Benefit-in-kind tax on electric company cars is significantly lower than petrol or diesel equivalents, influencing vehicle assignment decisions. Insurers may ask about private use and benefit-in-kind arrangements when underwriting.
For larger vehicles like electric vans over 3.5 tonnes, you may require an O licence, affecting operational obligations and insurance requirements.
Government grant funding and incentives for EV adoption don’t directly affect insurance but influence total cost of ownership and may support investment in safety measures that reduce premiums.
Is electric fleet insurance more expensive?
Yes, in most cases, though the gap is narrowing. Premiums typically run 10% to 30% higher than equivalent petrol or diesel fleets, varying widely by insurer, vehicle type, and fleet size.
Higher costs reflect increased vehicle values, repair costs, and limited repairer networks. As EVs become more common and insurers accumulate claims data, premiums are expected to decrease.
Many businesses find fuel, maintenance, and tax savings offset higher insurance costs, making EVs cost-effective overall. Consider insurance as part of total cost of ownership, not in isolation.
Transitioning your fleet to electric vehicles
Inform your insurer early when introducing EVs. Mid-term additions affect premiums and may require coverage adjustments or specific extensions.

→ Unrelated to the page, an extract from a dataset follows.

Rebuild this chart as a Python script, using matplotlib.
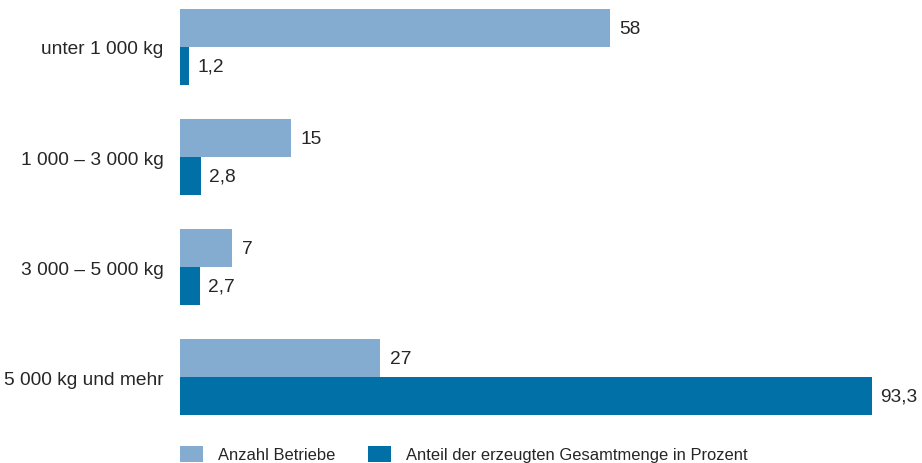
import matplotlib
matplotlib.use("Agg")
import matplotlib.pyplot as plt
import numpy as np

categories = ["unter 1 000 kg", "1 000 – 3 000 kg", "3 000 – 5 000 kg", "5 000 kg und mehr"]
betriebe = [58, 15, 7, 27]
anteil = [1.2, 2.8, 2.7, 93.3]
series_labels = ["Anzahl Betriebe", "Anteil der erzeugten Gesamtmenge in Prozent"]

light = "#84acd0"
dark = "#0070a6"
text_color = "#262626"

plt.rcParams["font.family"] = ["Liberation Sans", "DejaVu Sans"]
plt.rcParams["font.size"] = 13.8

fig = plt.figure(figsize=(9.22, 4.64), dpi=100)
ax = fig.add_axes([180 / 922, 44 / 464, 1 - 180 / 922, 420 / 464])

y = np.arange(len(categories))
h = 0.345

ax.barh(y - h / 2, betriebe, height=h, color=light, label=series_labels[0])
ax.barh(y + h / 2, anteil, height=h, color=dark, label=series_labels[1])

def fmt(v):
    return (f"{v:g}").replace(".", ",")

for yi, v in zip(y, betriebe):
    ax.annotate(fmt(v), (v, yi - h / 2), xytext=(7, 0), textcoords="offset points",
                va="center", ha="left", color=text_color)
for yi, v in zip(y, anteil):
    ax.annotate(fmt(v), (v, yi + h / 2), xytext=(6, 0), textcoords="offset points",
                va="center", ha="left", color=text_color)

ax.set_xlim(0, 100.1)
ax.set_ylim(3.38, -0.436)
ax.set_yticks(y)
ax.set_yticklabels(categories, color=text_color)
ax.tick_params(axis="y", length=0, pad=12)
ax.set_xticks([])
for s in ax.spines.values():
    s.set_visible(False)

leg = fig.legend(loc="upper left", bbox_to_anchor=(180 / 922, 17 / 464), ncol=2,
                 frameon=False, borderpad=0, borderaxespad=0, handlelength=1.4,
                 handleheight=1.1, handletextpad=0.9, columnspacing=2.0,
                 fontsize=11.85)
for t in leg.get_texts():
    t.set_color(text_color)

fig.savefig("out.png", dpi=100)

Start with a small number of EVs and monitor operational performance and insurance costs before scaling. This identifies coverage gaps or unexpected issues before full transition.
Work with your insurer or broker to develop a transition plan aligning coverage with vehicle acquisition schedules. Some insurers offer incentives or premium stability for businesses committing to increasing EV proportions over defined periods.
Driver engagement is critical. Ensure your team understands how to operate, charge, and maintain EVs safely. This reduces incidents and demonstrates strong fleet management to insurers.
Final considerations
Electric vehicle fleet insurance remains a developing product category. Policies, pricing, and insurer appetite vary significantly as the market evolves with increased EV adoption and claims data.
Don’t assume your current fleet insurer is best positioned for electric coverage. Obtain multiple quotes, preferably through a broker with access to specialist providers.
Read policy documents carefully—particularly battery cover, charging equipment, and exclusions. Clarify anything unclear before a claim arises.
Treat insurance as part of broader fleet management strategy. Investing in driver training, vehicle security, charging infrastructure, and maintenance reduces risk, lowers premiums, and supports successful transition to electric vehicles.